What’s it mean when the ADA says employees “currently” using illegal drugs have no grounds for a disability discrimination lawsuit if they are fired? This is a pretty important question for employers.

You’re not obliged to accommodate a “current user” — an addicted employee who’s still using. You may, however, have to accommodate someone who’s used drugs in the past but no longer does, or who’s in the process of quitting through rehab. (The ADA rules and your accommodation responsibilities are slightly different for alcoholics, because their drug of choice isn’t illegal.)

In the case of drug addictions, any duty to accommodate you may have turns on the definition of “current user.” And the ADA doesn’t give one.

The courts speak
In the absence of clarity in the law, the courts have stepped forward with their own interpretations. The latest of these has just come out, in a federal appeals court ruling on a Utah case.

A salesman with a packaging company tested positive for cocaine and marijuana and was fired. The company told him that if he could kick his habits, he could be rehired.

The salesman went into an inpatient rehab program that lasted a month. On his completion of the program, a counselor said he had a “guarded” chance of staying clean. The salesman reapplied, and the company said he could come back – but not at the same pay rate, and not calling on the same customers.

‘No fair!’
The salesman thought that wasn’t fair, and sued. He said he wasn’t a current drug user when the company refused to restore him to his old job conditions. In fact, he told the court, he’d been clean from the time he entered the rehab program all the way until his suit was heard five years later.

So, he claimed, the company’s action amounted to discrimination because of his disability – drug dependency.

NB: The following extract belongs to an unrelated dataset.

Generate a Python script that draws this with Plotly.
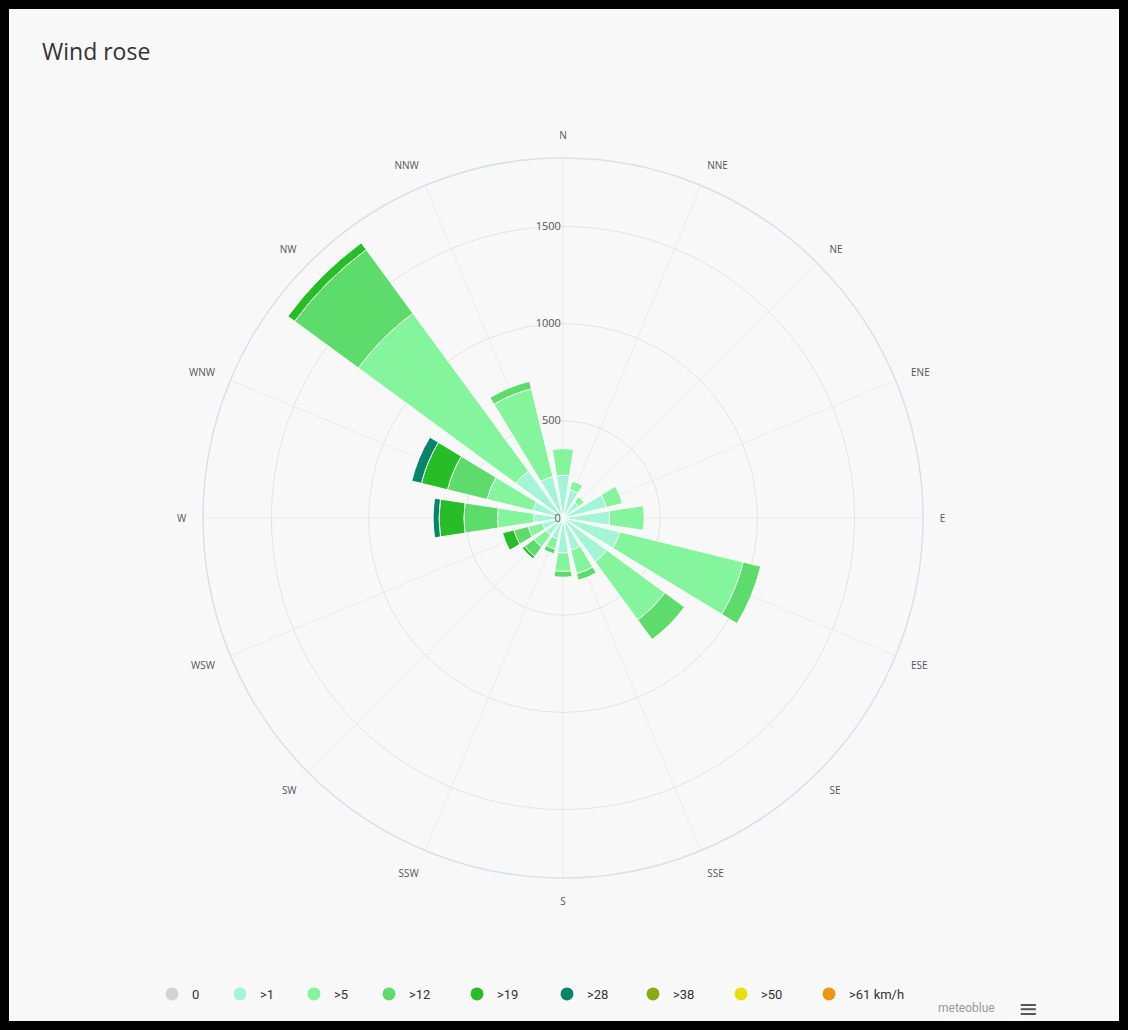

But the appeals court threw the salesman’s case out, and in doing so provided some much-needed guidance for employers facing similar situations.

No time limit
First, the court refused to give a specific number of weeks, or months that reforming drug users must abstain before they’re no longer considered “current” users. The point isn’t the absolute amount of time, the court said, “although certainly the longer an individual refrains from drug use, the more likely he or she will qualify for ADA protection.”

Instead, the court said the test of a current user is this: Has the person used drugs recently enough to give the employer a reasonable belief that the drug use is an ongoing problem?

The answer to that question will differ in each individual case. In the case of the Utah salesman, 30 days of rehab – which he finished with a “guarded” prognosis – wasn’t enough to earn him ADA protection as no longer being a current user.

The employer helped its case with testimony from an addiction specialist that someone like the salesman would need about three months of treatment to start to show significant improvement.

Cite: Mauerhan v. Wagner Corp., Nos. 09-4179/09-4185, 10th Cir., 4/19/11.